Indicate only the number of lines in the listing below in which the word "React" appears.

Source excerpt -
#####

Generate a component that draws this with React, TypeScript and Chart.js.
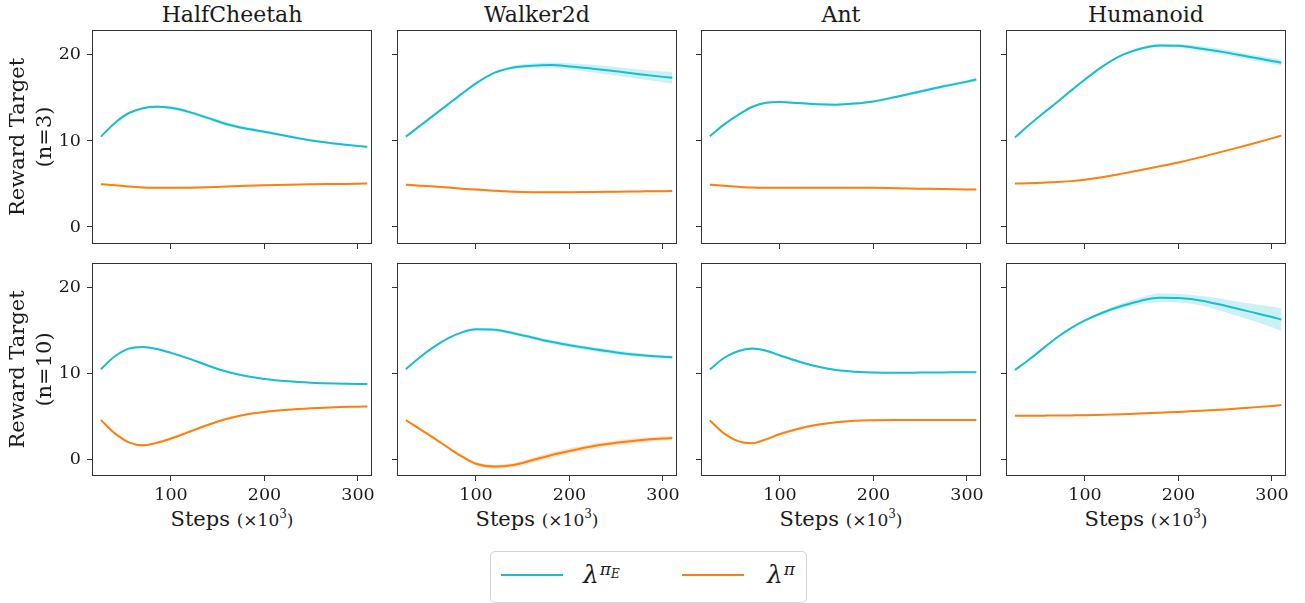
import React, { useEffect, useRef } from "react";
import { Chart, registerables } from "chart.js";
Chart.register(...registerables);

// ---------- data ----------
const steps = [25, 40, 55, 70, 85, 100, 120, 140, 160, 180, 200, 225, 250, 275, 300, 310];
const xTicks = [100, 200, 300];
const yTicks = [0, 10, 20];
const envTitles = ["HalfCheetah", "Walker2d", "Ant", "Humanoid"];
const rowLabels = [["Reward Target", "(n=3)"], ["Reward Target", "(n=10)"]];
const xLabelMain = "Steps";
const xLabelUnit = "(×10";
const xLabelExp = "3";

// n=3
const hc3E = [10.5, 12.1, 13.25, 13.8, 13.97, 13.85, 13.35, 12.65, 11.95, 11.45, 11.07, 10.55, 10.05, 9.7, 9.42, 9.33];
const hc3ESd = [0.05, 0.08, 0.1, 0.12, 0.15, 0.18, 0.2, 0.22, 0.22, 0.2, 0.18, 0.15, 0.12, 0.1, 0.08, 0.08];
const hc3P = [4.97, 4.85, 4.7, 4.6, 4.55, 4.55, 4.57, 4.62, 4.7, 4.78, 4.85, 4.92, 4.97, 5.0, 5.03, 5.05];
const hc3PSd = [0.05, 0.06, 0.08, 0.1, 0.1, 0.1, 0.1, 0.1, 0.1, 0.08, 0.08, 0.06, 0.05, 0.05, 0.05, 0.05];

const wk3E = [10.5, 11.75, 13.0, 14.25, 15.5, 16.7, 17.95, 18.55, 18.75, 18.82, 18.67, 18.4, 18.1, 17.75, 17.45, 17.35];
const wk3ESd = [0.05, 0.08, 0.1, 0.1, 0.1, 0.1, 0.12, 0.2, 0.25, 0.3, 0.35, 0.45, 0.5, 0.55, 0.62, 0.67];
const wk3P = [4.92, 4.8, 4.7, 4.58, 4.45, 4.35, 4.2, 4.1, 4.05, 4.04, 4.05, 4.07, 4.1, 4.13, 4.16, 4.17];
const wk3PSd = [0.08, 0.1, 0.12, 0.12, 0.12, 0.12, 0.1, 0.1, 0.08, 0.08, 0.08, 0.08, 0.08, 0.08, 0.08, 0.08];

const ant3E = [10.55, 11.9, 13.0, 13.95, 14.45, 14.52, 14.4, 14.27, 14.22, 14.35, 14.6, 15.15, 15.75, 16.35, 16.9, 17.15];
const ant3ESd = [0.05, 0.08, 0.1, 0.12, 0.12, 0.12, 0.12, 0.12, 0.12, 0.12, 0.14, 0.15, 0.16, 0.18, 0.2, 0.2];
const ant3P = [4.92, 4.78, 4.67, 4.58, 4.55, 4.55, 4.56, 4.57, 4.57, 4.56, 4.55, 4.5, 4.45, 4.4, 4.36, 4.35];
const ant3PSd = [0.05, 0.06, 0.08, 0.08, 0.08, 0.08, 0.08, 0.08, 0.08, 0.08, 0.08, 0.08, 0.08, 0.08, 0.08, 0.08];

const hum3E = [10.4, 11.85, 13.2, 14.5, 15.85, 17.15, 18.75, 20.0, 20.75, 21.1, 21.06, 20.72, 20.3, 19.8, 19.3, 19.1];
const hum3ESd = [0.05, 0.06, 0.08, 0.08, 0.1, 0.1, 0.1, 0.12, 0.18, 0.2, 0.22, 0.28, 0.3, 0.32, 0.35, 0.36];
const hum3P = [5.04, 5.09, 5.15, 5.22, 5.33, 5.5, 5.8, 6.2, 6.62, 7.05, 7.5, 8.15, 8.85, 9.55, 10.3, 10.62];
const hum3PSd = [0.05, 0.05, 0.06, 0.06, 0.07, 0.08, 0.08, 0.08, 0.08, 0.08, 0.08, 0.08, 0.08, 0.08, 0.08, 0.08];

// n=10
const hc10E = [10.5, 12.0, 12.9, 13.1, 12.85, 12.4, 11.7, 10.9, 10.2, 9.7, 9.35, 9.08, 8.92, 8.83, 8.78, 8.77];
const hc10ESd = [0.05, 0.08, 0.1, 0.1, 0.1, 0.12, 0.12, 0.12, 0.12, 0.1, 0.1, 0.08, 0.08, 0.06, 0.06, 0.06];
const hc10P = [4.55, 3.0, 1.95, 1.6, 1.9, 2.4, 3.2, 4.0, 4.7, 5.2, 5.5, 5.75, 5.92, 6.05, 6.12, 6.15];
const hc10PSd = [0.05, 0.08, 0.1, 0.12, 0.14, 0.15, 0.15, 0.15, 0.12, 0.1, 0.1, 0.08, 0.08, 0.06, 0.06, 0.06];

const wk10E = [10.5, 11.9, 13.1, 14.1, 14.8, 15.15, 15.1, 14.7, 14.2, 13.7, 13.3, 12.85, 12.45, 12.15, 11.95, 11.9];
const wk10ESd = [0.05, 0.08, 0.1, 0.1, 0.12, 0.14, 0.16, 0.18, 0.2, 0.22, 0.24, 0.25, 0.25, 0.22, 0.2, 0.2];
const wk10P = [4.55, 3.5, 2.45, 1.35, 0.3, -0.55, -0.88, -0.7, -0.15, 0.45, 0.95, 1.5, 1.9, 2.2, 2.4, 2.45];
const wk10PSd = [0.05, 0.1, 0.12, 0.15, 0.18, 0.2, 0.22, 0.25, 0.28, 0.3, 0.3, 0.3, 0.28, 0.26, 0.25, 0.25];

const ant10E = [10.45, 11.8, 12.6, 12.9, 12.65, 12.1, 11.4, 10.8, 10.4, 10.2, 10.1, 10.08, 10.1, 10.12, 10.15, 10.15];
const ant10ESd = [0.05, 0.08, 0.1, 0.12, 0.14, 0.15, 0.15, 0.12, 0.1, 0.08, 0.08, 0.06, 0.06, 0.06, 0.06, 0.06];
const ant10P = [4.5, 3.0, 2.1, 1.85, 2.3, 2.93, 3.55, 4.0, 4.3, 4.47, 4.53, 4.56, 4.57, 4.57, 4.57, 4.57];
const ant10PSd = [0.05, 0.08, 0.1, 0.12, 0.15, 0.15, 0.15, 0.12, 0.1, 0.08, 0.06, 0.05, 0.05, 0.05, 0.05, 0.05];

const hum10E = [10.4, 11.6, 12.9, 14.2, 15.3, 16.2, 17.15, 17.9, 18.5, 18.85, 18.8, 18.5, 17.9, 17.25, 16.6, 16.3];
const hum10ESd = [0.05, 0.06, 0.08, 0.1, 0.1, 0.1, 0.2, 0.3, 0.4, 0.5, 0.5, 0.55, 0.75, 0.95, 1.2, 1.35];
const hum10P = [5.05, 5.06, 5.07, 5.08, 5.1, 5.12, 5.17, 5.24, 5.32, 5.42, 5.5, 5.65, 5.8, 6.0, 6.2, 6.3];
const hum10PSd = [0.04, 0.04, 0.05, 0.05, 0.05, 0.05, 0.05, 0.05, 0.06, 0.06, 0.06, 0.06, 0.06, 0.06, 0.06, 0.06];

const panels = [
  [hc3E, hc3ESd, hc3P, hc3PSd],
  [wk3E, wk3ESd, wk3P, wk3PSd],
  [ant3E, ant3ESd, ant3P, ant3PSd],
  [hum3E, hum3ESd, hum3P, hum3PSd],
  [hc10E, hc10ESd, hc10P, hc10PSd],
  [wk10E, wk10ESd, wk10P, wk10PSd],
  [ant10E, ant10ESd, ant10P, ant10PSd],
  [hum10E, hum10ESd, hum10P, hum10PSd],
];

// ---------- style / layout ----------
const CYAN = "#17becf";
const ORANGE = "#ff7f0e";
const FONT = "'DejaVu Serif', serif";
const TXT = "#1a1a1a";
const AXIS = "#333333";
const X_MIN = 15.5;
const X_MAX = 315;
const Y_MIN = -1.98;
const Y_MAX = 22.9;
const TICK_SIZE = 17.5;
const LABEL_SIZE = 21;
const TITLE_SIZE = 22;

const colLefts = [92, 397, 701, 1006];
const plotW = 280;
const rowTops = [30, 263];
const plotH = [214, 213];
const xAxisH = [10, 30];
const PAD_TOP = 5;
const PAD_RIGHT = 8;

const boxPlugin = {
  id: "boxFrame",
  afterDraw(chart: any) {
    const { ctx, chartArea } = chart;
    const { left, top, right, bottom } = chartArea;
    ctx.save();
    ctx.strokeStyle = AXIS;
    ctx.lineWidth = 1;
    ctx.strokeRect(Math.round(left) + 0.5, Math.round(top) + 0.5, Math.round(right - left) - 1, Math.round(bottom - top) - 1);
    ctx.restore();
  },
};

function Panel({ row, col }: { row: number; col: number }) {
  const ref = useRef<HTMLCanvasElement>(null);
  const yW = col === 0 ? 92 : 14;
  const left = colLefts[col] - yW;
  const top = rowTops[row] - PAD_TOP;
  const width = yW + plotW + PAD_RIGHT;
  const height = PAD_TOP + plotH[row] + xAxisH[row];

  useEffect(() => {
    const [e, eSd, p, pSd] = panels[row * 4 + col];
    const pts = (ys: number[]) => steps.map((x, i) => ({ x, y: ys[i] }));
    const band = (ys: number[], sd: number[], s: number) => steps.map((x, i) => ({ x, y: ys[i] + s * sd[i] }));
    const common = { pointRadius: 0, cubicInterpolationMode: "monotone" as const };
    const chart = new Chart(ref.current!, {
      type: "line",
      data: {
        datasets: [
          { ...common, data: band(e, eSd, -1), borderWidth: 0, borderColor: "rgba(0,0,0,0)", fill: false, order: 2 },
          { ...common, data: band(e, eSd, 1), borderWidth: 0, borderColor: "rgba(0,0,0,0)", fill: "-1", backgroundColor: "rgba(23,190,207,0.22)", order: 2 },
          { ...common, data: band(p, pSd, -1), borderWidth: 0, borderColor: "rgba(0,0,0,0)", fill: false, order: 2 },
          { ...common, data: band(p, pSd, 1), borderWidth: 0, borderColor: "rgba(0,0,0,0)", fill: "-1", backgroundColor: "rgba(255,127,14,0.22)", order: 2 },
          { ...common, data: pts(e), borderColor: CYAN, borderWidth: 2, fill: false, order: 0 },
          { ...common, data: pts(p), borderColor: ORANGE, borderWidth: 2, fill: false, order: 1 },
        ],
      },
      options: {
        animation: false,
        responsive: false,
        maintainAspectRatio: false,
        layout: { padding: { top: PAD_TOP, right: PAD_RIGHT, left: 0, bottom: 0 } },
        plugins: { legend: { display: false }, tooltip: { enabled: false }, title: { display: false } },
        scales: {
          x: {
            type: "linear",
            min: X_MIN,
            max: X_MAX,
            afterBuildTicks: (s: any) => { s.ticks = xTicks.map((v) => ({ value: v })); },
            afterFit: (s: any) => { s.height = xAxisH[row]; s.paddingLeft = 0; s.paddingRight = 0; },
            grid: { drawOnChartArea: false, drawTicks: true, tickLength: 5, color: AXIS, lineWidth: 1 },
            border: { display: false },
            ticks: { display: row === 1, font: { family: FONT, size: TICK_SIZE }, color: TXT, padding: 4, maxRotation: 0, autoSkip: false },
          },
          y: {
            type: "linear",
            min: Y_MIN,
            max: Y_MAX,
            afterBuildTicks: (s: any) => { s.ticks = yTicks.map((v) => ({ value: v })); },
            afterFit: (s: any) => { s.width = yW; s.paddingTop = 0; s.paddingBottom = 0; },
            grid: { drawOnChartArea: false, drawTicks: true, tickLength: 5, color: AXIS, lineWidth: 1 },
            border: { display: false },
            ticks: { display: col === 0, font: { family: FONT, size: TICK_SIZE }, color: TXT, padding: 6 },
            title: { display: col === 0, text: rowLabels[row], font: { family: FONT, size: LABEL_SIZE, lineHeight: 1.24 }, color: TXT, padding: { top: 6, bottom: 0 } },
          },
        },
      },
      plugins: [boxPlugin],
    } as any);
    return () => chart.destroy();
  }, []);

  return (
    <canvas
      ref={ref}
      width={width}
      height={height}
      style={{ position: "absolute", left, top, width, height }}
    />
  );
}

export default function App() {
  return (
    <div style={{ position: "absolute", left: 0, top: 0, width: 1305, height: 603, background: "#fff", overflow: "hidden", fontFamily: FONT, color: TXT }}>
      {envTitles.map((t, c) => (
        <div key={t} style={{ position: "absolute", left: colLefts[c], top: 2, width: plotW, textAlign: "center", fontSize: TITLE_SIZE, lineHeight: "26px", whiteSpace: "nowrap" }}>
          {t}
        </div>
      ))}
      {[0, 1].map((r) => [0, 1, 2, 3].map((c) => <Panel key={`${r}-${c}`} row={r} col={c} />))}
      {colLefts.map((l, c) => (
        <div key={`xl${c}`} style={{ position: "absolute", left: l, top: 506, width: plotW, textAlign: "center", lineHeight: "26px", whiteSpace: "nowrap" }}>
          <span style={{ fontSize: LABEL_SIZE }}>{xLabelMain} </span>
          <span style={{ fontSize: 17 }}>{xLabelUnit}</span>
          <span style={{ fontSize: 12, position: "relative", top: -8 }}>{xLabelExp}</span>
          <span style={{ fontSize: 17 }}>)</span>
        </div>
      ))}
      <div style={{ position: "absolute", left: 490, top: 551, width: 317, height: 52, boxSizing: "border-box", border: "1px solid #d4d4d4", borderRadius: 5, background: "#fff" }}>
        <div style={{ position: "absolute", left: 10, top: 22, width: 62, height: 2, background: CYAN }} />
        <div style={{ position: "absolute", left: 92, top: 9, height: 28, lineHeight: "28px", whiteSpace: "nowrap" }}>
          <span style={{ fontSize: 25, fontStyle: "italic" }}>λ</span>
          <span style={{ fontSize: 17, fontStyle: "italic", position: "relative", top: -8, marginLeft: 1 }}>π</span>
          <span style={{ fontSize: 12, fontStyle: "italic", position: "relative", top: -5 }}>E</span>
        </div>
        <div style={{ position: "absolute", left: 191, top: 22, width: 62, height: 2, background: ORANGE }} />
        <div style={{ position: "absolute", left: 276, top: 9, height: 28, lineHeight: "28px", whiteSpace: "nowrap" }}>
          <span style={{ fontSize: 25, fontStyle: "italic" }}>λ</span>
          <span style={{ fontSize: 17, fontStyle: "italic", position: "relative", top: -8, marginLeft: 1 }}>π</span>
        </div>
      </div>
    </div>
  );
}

#####

Answer to this exercise -
2